相关参考: http://www.w3.org/Protocols/rfc2616/rfc2616-sec14.html#sec14.9.4
- must-revalidate
- Because a cache MAY be configured to ignore a server’s specified expiration time, and because a client request MAY include a max- stale directive (which has a similar effect), the protocol also includes a mechanism for the origin server to require revalidation of a cache entry on any subsequent use. When the must-revalidate directive is present in a response received by a cache, that cache MUST NOT use the entry after it becomes stale to respond to a
- subsequent request without first revalidating it with the origin server. (I.e., the cache MUST do an end-to-end revalidation every time, if, based solely on the origin server’s Expires or max-age value, the cached response is stale.)
- The must-revalidate directive is necessary to support reliable operation for certain protocol features. In all circumstances an HTTP/1.1 cache MUST obey the must-revalidate directive; in particular, if the cache cannot reach the origin server for any reason, it MUST generate a 504 (Gateway Timeout) response.
- Servers SHOULD send the must-revalidate directive if and only if failure to revalidate a request on the entity could result in incorrect operation, such as a silently unexecuted financial transaction. Recipients MUST NOT take any automated action that violates this directive, and MUST NOT automatically provide an unvalidated copy of the entity if revalidation fails.

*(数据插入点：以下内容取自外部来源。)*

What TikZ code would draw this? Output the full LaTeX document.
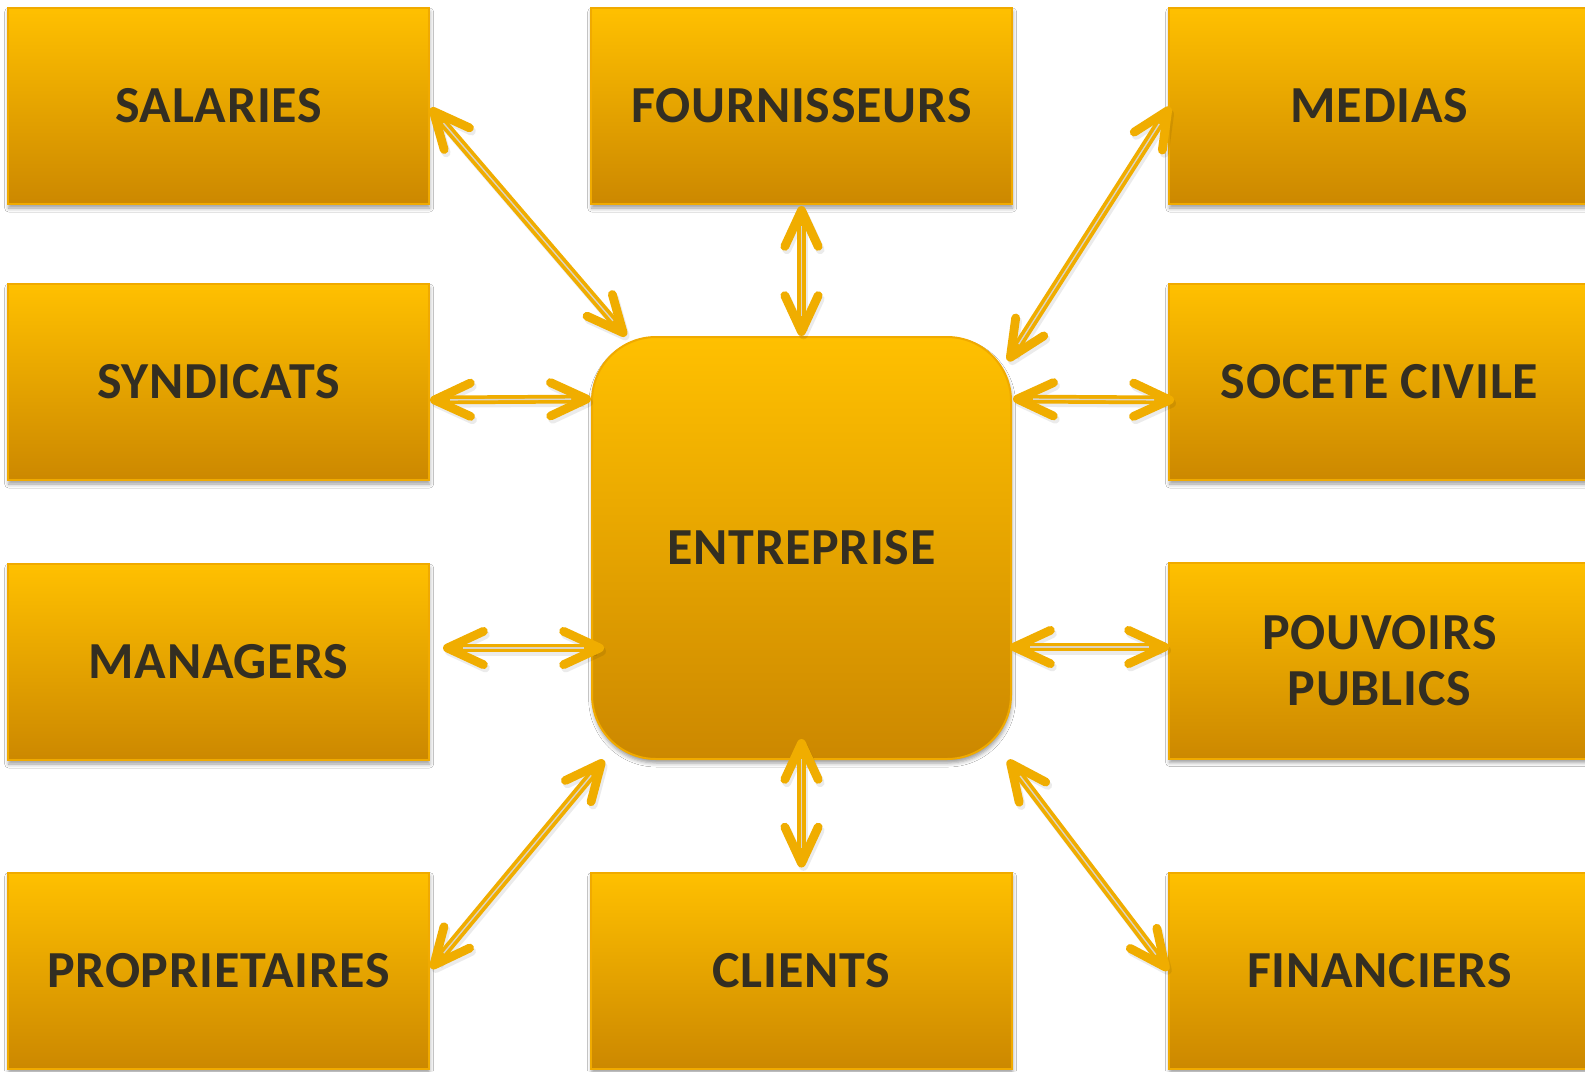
\documentclass[tikz,border=0pt]{standalone}
\usepackage{fontspec}
\setmainfont{Carlito}[LetterSpace=1.5]
\usetikzlibrary{arrows.meta,shadows.blur,calc}
\definecolor{boxtop}{HTML}{FFC000}
\definecolor{boxbot}{HTML}{CC8800}
\definecolor{boxline}{HTML}{F0AA00}
\definecolor{txt}{HTML}{332E22}
\definecolor{arr}{HTML}{F0AD00}
\definecolor{arrmid}{HTML}{DCD4C4}
\tikzset{
  box/.style={draw=boxline, line width=1.5pt, top color=boxtop, bottom color=boxbot,
    minimum width=315.75pt, minimum height=147pt, inner sep=0pt,
    font=\fontsize{39}{41.7}\selectfont\bfseries, text=txt, align=center,
    blur shadow={shadow xshift=0.5pt, shadow yshift=-3pt, shadow blur radius=3pt, shadow opacity=40}},
  centerbox/.style={box, minimum width=314.25pt, minimum height=316.5pt, rounded corners=48pt},
  barb/.tip={Straight Barb[length=27pt,width=25pt,round]},
  link/.style={draw=arr, line width=6.6pt, {barb}-{barb}},
  linkshadow/.style={draw=black, opacity=0.08, line width=6.6pt, {barb}-{barb},
    transform canvas={shift={(1.5pt,-2.5pt)}}},
  linkmid/.style={draw=arrmid, line width=1pt, shorten >=15pt, shorten <=15pt}
}
\newcommand\biarrow[2]{%
  \draw[linkshadow] #1 -- #2;
  \draw[link] #1 -- #2;
  \draw[linkmid] #1 -- #2;}
\begin{document}
\begin{tikzpicture}[x=0.75pt,y=-0.75pt]
\useasboundingbox[fill=white] (0,0) rectangle (1585,1071);
% left column
\node[box] (sal) at (218.5,106) {SALARIES};
\node[box] (syn) at (218.5,382) {SYNDICATS};
\node[box] (man) at (218.5,662) {MANAGERS};
\node[box] (pro) at (218.5,970.5) {PROPRIETAIRES};
% middle column
\node[box] (fou) at (801.5,106) {FOURNISSEURS};
\node[centerbox] (ent) at (801.5,548) {ENTREPRISE};
\node[box] (cli) at (801.5,970.5) {CLIENTS};
% right column
\node[box] (med) at (1379.5,106) {MEDIAS};
\node[box] (soc) at (1379.5,382) {SOCETE CIVILE};
\node[box] (pou) at (1379.5,660.5) {POUVOIRS\\PUBLICS};
\node[box] (fin) at (1379.5,970.5) {FINANCIERS};
% connectors
\biarrow{($(sal.east)+(0.5,2)$)}{($(ent.north west)+(35,0)$)}
\biarrow{($(fou.south)+(0,1)$)}{(ent.north)}
\biarrow{($(med.west)+(2,1)$)}{($(ent.north east)+(-4,25)$)}
\biarrow{($(syn.east)+(0,18)$)}{($(ent.north west)+(0,63)$)}
\biarrow{($(ent.north east)+(1,63)$)}{($(soc.west)+(6,18)$)}
\biarrow{($(man.east)+(13,-14)$)}{($(ent.west)+(13,100)$)}
\biarrow{($(ent.east)+(-2,99)$)}{($(pou.west)+(1,-13.5)$)}
\biarrow{($(pro.east)+(1,-2)$)}{($(ent.south west)+(13,0)$)}
\biarrow{($(ent.south)+(0,-21)$)}{($(cli.north)+(0,-4)$)}
\biarrow{($(ent.south east)+(-4,0)$)}{(fin.west)}
\end{tikzpicture}
\end{document}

- Although this is not recommended, user agents operating under severe connectivity constraints MAY violate this directive but, if so, MUST explicitly warn the user that an unvalidated response has been provided. The warning MUST be provided on each unvalidated access, and SHOULD require explicit user confirmation.
- proxy-revalidate
- The proxy-revalidate directive has the same meaning as the must- revalidate directive, except that it does not apply to non-shared user agent caches. It can be used on a response to an authenticated request to permit the user’s cache to store and later return the response without needing to revalidate it (since it has already been authenticated once by that user), while still requiring proxies that service many users to revalidate each time (in order to make sure that each user has been authenticated). Note that such authenticated responses also need the public cache control directive in order to allow them to be cached at all.